Allen tries to change the culture at K-M football

Kent Meridian coach Brett Allen says that he's working on setting up a strong foundation for his players, so that they'll be ready for the Royals first game next Friday.

Kent Meridian coach Brett Allen says that he’s working on setting up a strong foundation for his players, so that they’ll be ready for the Royals first game next Friday.

The team is coming together quicker than Allen first thought since practiced opened Aug. 21. He and his coaches expect to be able to field players that can move the ball around quickly and effectively to allow the team more flexibility in play styles. He plans to put those skills to use in his team’s spread offense.

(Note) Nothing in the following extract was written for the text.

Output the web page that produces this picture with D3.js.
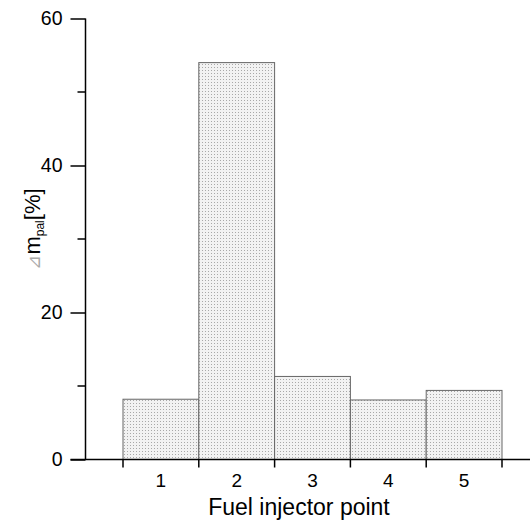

“When people see a spread-type offense, they immediately think ‘oh they’re gonna throw the ball all over the field,'” Allen said. “The spread offense was created to run the ball.”

The Royals, 4-4 in the South Puget Sound Leauge North 4A a season ago, open the season at Tahoma on Sept. 6.

Allen is banking on his players athleticism to give them the offensive edge needed to run a shotgun-spread offense. “We’ve always known these young guys have had talent,” Allen said, adding the key will be coordinating and focusing that talent.

While he’s confident in his offense’s abilities, Allen has to acknowledge his fledgeling defense. With none of his original defensive starters returning this year, he has only a handful of field-experienced players returning. Those returning are second or third stringers. To this end, Allen has focused his practices on placing defensive players in situations where they’ll develop an aggressive instinct on the field. By repeatedly practicing tackle drills and in game scenarios, he hopes to have his defense ready to go for the opening game.

Conditioning is another key component of Allen’s practices.

“We try to work in everything we do in practice to keep the kids moving at all times to maintain conditioning,” he said.

In addition to the standard movement and play drills, he’s incorporated “Two Minutes of Terror” into the practices, where athletes stay moving for two minutes straight.

The largest improvements Allen feels he needs to make this year, and has made over prior years, are keeping the players engaged in the game. He’ll keep improving his defense’s “football i.q.” and putting the final nail into what he calls a culture of defeatism that has grown over the years at Kent Meridian.